Saturday, April 22, 2023

Rockefeller Center: Wisdom, Sound and Light

Rockefeller Center is one of the most iconic locations in a city full of iconic locations. It's a complex of 19 commercial buildings in Midtown Manhattan. Among its most famous tenants are NBC and Radio City Music Hall, as well as home of the famous skating rink and the site of the annual giant Christmas tree.




























It was conceived by John D. Rockefeller Jr. during the latter years of the Roaring Twenties. Originally it was intended to be the new home of the Metropolitan Opera, but the opera pulled out and was replaced by RCA (later NBC). Despite the 1929 Stock Market Crash and subsequent Great Depression, Rockefeller pursued the project. It was the largest private building project ever undertaken by private capital. His ambition was to create the "most inspiring example of urban planning that New York has ever seen," and to "demonstrate faith in the country's future when everything was going dead wrong, and to provide work in a time of lengthening breadlines." When construction begin in 1931, 1/3 of the manufacturing firms New York were out of business, and 64% of construction workers were out of work. Rockefeller's development provided employment for tens of thousands of men over the next decade. 

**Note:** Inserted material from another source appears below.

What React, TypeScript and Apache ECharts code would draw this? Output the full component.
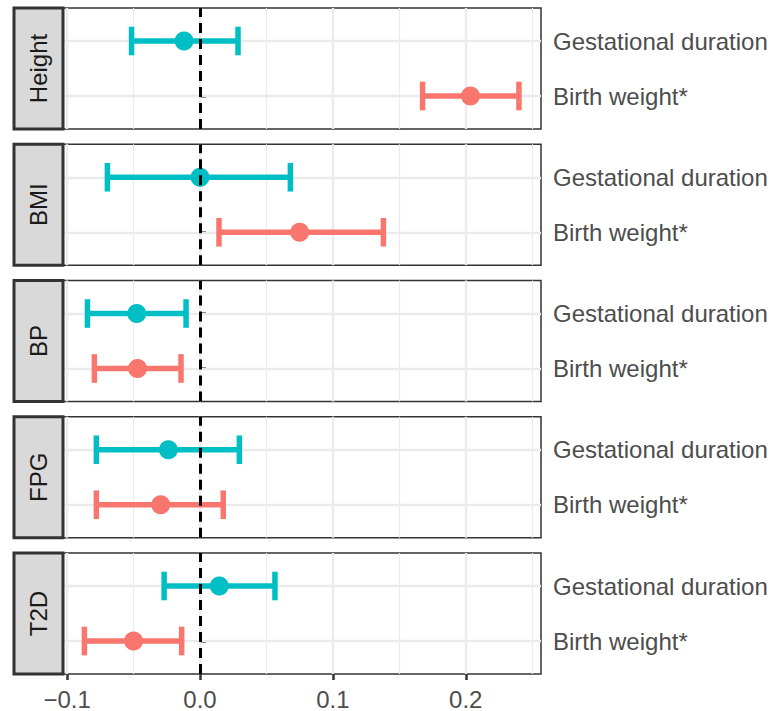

The initial plans for Rockefeller Center, by architects L. Andrew Reinhard and Henry Hofmeister, were met with scorn from critics such as Lewis Mumford, who said they were "bad with an almost juvenile badness." But by its opening in 1940, it was a popular success, with Ira Gershwin writing, "They all laughed at Rockefeller Center, now they're fighting to get in . . . Ha, ha, ha! Who's got the last laugh now?"





From the start, the complex was designed to be filled with public art, roughly focused on the theme, "The March of Civilization." There's an awful lot of Greek mythology-inspired sculptures and friezes that celebrate European colonialism and capitalist industrialism. Lots of swole Art Deco demi-gods celebrating mineral extraction and tobacco and international commerce.

The giant sculpture Wisdom looms over the entrance to 30 Rockefeller Center. It was designed by Lee Lawrie. Lawrie (1877-1963) was a leading American architectural sculptor, creating over 300 commissions in various styles, including Modern Gothic, Beaux-Arts, Classicism, and Art Deco. His family immigrated from Germany to Chicago when he was a young child, and he began working as an assistant to area sculptors at age 15, later receiving a bachelor's degree in fine arts from Yale University. Lawrie created a dozen pieces for Rockefeller Center, the most of any artist.





These two pieces, Sound and Light, flank Wisdom at the entrance to 30 Rock. This was the headquarters of RCA, now NBC (It's where Liz Lemon works on "30 Rock.") Radio and motion pictures were creating the modern media environment. These two figures represent these two industries that were achieving global significance. 

All three are by the team of Lawrie and Léon-Victor Solon. Lawrie designed the sculptures, and Solon applied color using a polychrome technique.